So, is there any chance that there's asbestose or something in this plaster?  I've attached some pictures for reference.  I know chances of people actually being able to figure this out just by looking at this post are slim but I figured I'd check and see!

Thanks in advance,

-Dean


----------



## Dean07 (Aug 16, 2010)

My wife thinks I'm being a paranoid freak about this and wants me to just keep on rippin' at this stuff, so I think I'm going to just wear a respirator and minimize the amt of time our kids spend in this hall for the time being.  Sound like a safe way to proceed?


----------



## BrianKiernan (Aug 16, 2010)

Probably just years of dust behind the paneling. There is a better chance of lead paint on the walls than asbestos. 

You can get a home test kit for lead from home depot or lowes. It is good to know what you are dealing with. And if it is lead paint on the wall don't panic, just use common sense when workng.

Plastic off rooms and clean all dust very well and wear the respirator.

If no lead I would still work clean.

It is more likely that there is horse hair in your plaster than asbestos (that's right horse hair)

Good Luck


----------



## Dean07 (Aug 16, 2010)

Is there a test kit for asbestos as well? Thanks for the info.


----------



## KirkG (Aug 17, 2010)

No there is no test "kit".  IT requires a sample sent to a lab and the test costs about $50.  Check your phone book for  a local place or google to find a mail order place.

You certainly could have asbestos in many places in a home of that vintage.  Get someone to come and look.  You and your family's health isn't worth saving a few dollars.


----------



## RnDGuy (Aug 23, 2010)

Do yourself a favor if you plan on doing significant amounts of remodeling (a full day or more of dusty activity like plaster demo or drywall) - get an inexpensive respirator  (McMaster Carr Supply, < $30 for a silicone half mask with filters p/n 5541T143).
You will save your sinuses and lungs a lot of grief compared to the cheap paper masks that folks normally get.  I got tired of snotting up big grey chunks at the end of every day during a remodel of a 1910 plaster and lathe duplex.  These masks are worth it, especially if you plan on demo of plaster or will be doing any drywall.


----------



## Cork-Guy (Aug 24, 2010)

I would honestly get a professional asbestos test prior to any more remodeling work; with the year of your house it's quite possible asbestos may be present. Contact your state's health department and they'll recommend you to a competent company to do the testing "properly".


----------



## Dean07 (Aug 28, 2010)

Cork-Guy said:


> I would honestly get a professional asbestos test prior to any more remodeling work; with the year of your house it's quite possible asbestos may be present. Contact your state's health department and they'll recommend you to a competent company to do the testing "properly".
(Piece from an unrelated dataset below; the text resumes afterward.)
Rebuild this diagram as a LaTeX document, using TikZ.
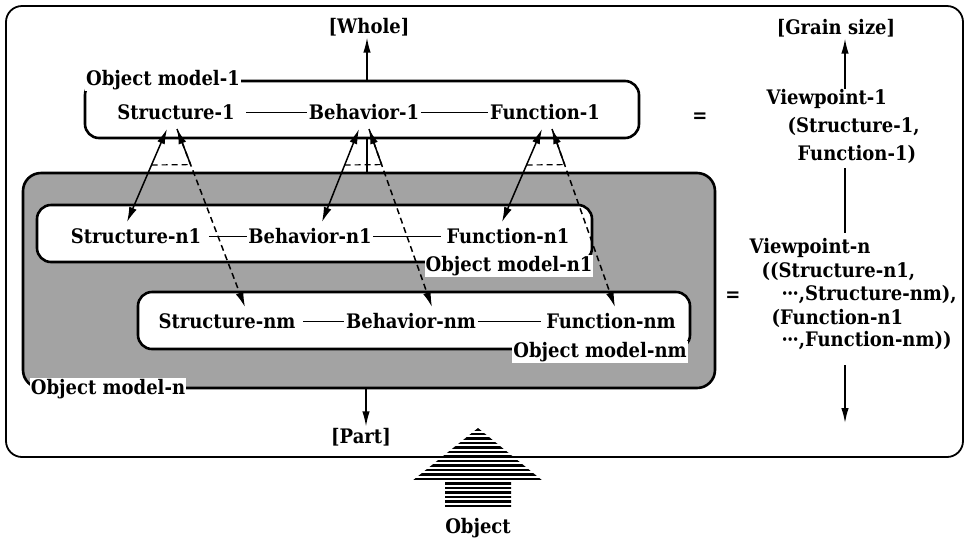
\documentclass[tikz,border=0pt]{standalone}
\usepackage{fontspec}
\setmainfont{DejaVu Serif}[FakeStretch=0.9]
\usetikzlibrary{arrows.meta,calc}
\definecolor{shade}{gray}{0.64}
% middle dots, slightly tightened
\newcommand\mdots{·\kern-0.8pt·\kern-0.8pt·}

\begin{document}
\begin{tikzpicture}[x=1pt,y=-1pt,
  lbl/.style={font=\bfseries\fontsize{20}{22}\selectfont, inner sep=1.5pt},
  elem/.style={lbl},
  tag/.style={lbl, fill=white, inner sep=1pt},
  modelbox/.style={line width=2.6pt, rounded corners=14pt},
  link/.style={line width=0.9pt},
  axis/.style={line width=1.5pt, -{Latex[length=15pt,width=7.5pt]}},
  dtip/.style={line width=1.5pt, {Latex[length=15pt,width=8pt]}-{Latex[length=15pt,width=8pt]}},
  dashpat/.style={dash pattern=on 6pt off 4pt},
]
\useasboundingbox (0,0) rectangle (967,542);

% outer frame
\draw[line width=1.8pt, rounded corners=16pt] (6,6) rectangle (963,457);

% object model-n (shaded) with its two sub-models
\draw[modelbox, fill=shade, rounded corners=18pt] (23,173) rectangle (715,388);
\draw[modelbox, fill=white] (37,205) rectangle (592,262);
\draw[modelbox, fill=white] (138,292) rectangle (690,349);
% object model-1
\draw[modelbox] (85,81) rectangle (639,138);

% model captions
\node[tag] (tm1)  at (163,80)  {Object model-1};
\node[tag] (tmn1) at (509,266) {Object model-n1};
\node[tag] (tmnm) at (600,352) {Object model-nm};
\node[tag] (tmn)  at (108,389) {Object model-n};

% elements of each model
\node[elem] (s1)  at (176,112) {Structure-1};
\node[elem] (b1)  at (364,112) {Behavior-1};
\node[elem] (f1)  at (545,112) {Function-1};
\node[elem] (sn1) at (136,236) {Structure-n1};
\node[elem] (bn1) at (310,236) {Behavior-n1};
\node[elem] (fn1) at (508,236) {Function-n1};
\node[elem] (snm) at (227,321) {Structure-nm};
\node[elem] (bnm) at (411,321) {Behavior-nm};
\node[elem] (fnm) at (611,321) {Function-nm};

\draw[link, shorten <=10pt] (s1) -- (b1);
\draw[link] (b1) -- (f1);
\draw[link, shorten <=6pt] (sn1) -- (bn1);
\draw[link, shorten >=4pt] (bn1) -- (fn1);
\draw[link, shorten <=6pt] (snm) -- (bnm);
\draw[link, shorten >=4pt] (bnm) -- (fnm);

% whole / part axis
\node[lbl] (whole) at (369,27) {[Whole]};
\node[lbl] (part)  at (361,437) {[Part]};
\coordinate (m1top) at (367,81);
\coordinate (m1bot) at (367,138);
\coordinate (mntop) at (367,173);
\coordinate (mnbot) at (366,388);
\draw[axis] (m1top) -- (m1top |- whole.south);
\draw[line width=1.2pt] (m1bot) -- (mntop);
\draw[axis] (mnbot) -- (mnbot |- part.north);

% decomposition links
\foreach \n/\ax/\lx/\rx in {s/172/127/245, b/364/322/432, f/547/502/615}{
  \coordinate (\n aL) at (\ax-5,129);
  \coordinate (\n aR) at (\ax+5,129);
  \coordinate (\n tL) at (\lx,222);
  \coordinate (\n tR) at (\rx,307);
  \draw[dtip] (\n aL) -- (\n tL);
  \draw[dtip, dashpat] (\n aR) -- (\n tR);
  \draw[line width=1.5pt] (\n aR) -- ($(\n aR)!0.2!(\n tR)$);
  \draw[line width=1.2pt, dashpat] ($(\n aL)!0.387!(\n tL)$) -- ($(\n aR)!0.2!(\n tR)$);
}

% equivalences
\node[lbl] (eq1) at (700,118) {=};
\node[lbl] (eq2) at (733,297) {=};

% viewpoints and grain size
\node[lbl] (grain) at (836,28) {[Grain size]};
\node[lbl, anchor=west] (vp1)  at (765,99)  {Viewpoint-1};
\node[lbl, anchor=west] (vp1a) at (786,127) {(Structure-1,};
\node[lbl, anchor=west] (vp1b) at (796,154) {Function-1)};
\node[lbl, anchor=west] (vpn)  at (748,248) {Viewpoint-n};
\node[lbl, anchor=west] (vpna) at (760,272) {((Structure-n1,};
\node[lbl, anchor=west] (vpnb) at (780,295) {\mdots,Structure-nm),};
\node[lbl, anchor=west] (vpnc) at (770,318) {(Function-n1};
\node[lbl, anchor=west] (vpnd) at (780,341) {\mdots,Function-nm))};

\coordinate (g1) at (845,89);
\coordinate (g2) at (845,168);
\coordinate (g3) at (845,233);
\coordinate (g4) at (845,365);
\coordinate (g5) at (845,423);
\draw[axis] (g1) -- (g1 |- grain.south);
\draw[line width=1.5pt] (g2) -- (g3);
\draw[axis] (g4) -- (g5);

% striped "Object" arrow
\begin{scope}
  \clip (478,428) -- (543,481) -- (511,481) -- (511,508) -- (445,508)
        -- (445,481) -- (412,481) -- cycle;
  \foreach \y in {429.5,434,...,508}
    \draw[line width=2.8pt] (405,\y) -- (550,\y);
\end{scope}
\node[lbl] (obj) at (478,528) {Object};
\end{tikzpicture}
\end{document}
Good advice.  I've held off on ripping more of the walls off 'till I know what I'm dealing with.


----------



## profenx (Oct 12, 2010)

Asbestos was used widely for many construction products.  Since your house is dated so many years back, i would have the test done on the wood panel, the mastic and your sheet rock or plaster.  Test vary in price between $40-60 (or you might be able to find a company that will come in and test your whole house ... ceiling sheet rock floor air for a fixed price) and depending on method such as counts of fiber and crystals per field of view.  You can also get an air sample by taking in some of the air with a filter and have them analyze it.  

I would use a niosh approved mask that filters to less than 3microns.  They sell 3M mask of this kind .. i think N ranked that will be helpful. It is hard to breath with while doin demo but it's worth it. I used it for drywall too and it was fine. Saved my lungs from breathing in all the dust! Also, they sell disposable suits that filter stuff as small as 6microns but allows your body to breath. If you could do all the demo at once so you won't have to keep buying suits and filters. 4 mil plastic will be strong enough to hold all the dust and debris without tearing easily.  It helps to mist dust down with water. An environmental abatement guy once told me not to worry too much about lead. It's heavy so you'll be fine. be cautious, use the right protection, keep the place sealed off and make sure you aren't sanding it.


----------



## Albert_23 (Oct 12, 2010)

I suggest to spray wood surfaces with dust-repelling cleaner because dust not only makes a house look dirty, but it can also cause problems for allergy sufferers.


----------